I lived in China for almost three years before I saw someone in public in a wheelchair, and I have yet to see anyone using one under their own power. I think this is largely because China wasn’t built for wheelchairs.
Even in the big cities, it’s hard to find a side walk that would be suitable for rolling, and almost every building has a half dozen steps to the front door. For most of China’s physically disabled people, I would imagine it is difficult to even leave their home, since buildings with less than 8 floors typically do not have elevators. This also includes schools and practically every government building. Not only are there few programs for physical rehabilitation, but they literally can’t even access the public education they are entitled to.
One of my neighbors here in Nanjing seems to have limited mobility due to her age, and the only choice for her family is to carry her and then her wheelchair up to the fourth floor. It must be tiring and frustrating for her family that there is no easier way. I also once saw an elderly man carried across a busy street by a stranger, it was touching, awkward, and more than a little confusing for everyone involved.

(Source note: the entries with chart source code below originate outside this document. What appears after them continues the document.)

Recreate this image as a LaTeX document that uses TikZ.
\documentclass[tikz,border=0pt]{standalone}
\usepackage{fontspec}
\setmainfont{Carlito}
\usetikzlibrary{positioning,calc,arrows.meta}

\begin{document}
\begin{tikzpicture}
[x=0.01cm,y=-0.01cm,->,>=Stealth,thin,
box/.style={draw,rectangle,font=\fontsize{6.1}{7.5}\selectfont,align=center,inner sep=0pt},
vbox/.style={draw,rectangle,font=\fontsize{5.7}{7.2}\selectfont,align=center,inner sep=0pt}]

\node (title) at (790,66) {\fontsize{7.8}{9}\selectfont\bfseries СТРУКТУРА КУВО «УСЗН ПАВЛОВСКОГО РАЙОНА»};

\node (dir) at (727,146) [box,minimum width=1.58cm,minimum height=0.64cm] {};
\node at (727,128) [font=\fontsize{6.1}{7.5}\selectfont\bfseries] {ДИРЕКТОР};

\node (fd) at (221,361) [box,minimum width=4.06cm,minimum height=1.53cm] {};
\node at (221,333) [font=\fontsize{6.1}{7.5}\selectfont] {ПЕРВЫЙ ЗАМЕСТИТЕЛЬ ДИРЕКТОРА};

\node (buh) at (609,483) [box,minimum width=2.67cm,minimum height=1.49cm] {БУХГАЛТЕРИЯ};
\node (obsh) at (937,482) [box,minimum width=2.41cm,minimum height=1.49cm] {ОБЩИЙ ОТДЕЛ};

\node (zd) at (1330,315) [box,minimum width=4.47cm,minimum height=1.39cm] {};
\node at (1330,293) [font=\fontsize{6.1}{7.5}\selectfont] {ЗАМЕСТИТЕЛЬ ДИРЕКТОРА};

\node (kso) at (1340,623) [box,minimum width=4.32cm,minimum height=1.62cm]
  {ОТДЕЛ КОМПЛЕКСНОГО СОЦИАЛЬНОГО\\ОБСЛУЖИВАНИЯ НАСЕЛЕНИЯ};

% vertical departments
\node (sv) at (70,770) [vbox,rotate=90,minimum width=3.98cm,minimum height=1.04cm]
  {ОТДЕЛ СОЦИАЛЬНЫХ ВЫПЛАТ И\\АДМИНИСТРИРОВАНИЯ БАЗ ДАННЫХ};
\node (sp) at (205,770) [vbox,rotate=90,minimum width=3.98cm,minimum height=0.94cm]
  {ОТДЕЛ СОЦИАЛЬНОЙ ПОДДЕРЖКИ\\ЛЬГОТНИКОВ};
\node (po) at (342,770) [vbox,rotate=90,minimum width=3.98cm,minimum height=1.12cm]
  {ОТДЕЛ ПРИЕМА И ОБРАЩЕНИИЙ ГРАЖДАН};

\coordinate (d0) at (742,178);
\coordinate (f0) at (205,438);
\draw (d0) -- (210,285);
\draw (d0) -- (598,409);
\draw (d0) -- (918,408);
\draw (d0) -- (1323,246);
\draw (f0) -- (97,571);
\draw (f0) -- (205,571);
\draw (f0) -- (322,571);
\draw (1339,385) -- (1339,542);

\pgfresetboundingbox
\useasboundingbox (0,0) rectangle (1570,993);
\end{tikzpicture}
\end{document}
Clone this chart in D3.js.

At the moment, the only physical disabled people that most Chinese people are familiar with are the beggars who wait next to bus stops and subway stations. Often they display their amputation site, or sit with their broken legs on small sleds with wheels. They are stripped of their dignity because of their impairments, and at the same time it is the lack of respect for these people that keep them from holding more honorable positions.
Slowly though, China is starting to build more facilities for these individuals. Many of Beijing’s new subway stations have elevators, and just today I saw that one station had been retrofitted with a stairway lift. As more and more handicapped people are able to leave their homes and show that they can also be productive members of society (and contribute to their families wealth) I think their position in society could improve rapidly.
The big set back is that China has built tens of thousands of new buildings in the last 20 years, without any standards for accessibility. I hope that very soon this will become a priority for the gov’t, because at the moment children with physical handicaps are still seen as such a burden on the family that some would rather have them aborted (read my post, A fight at the hospital).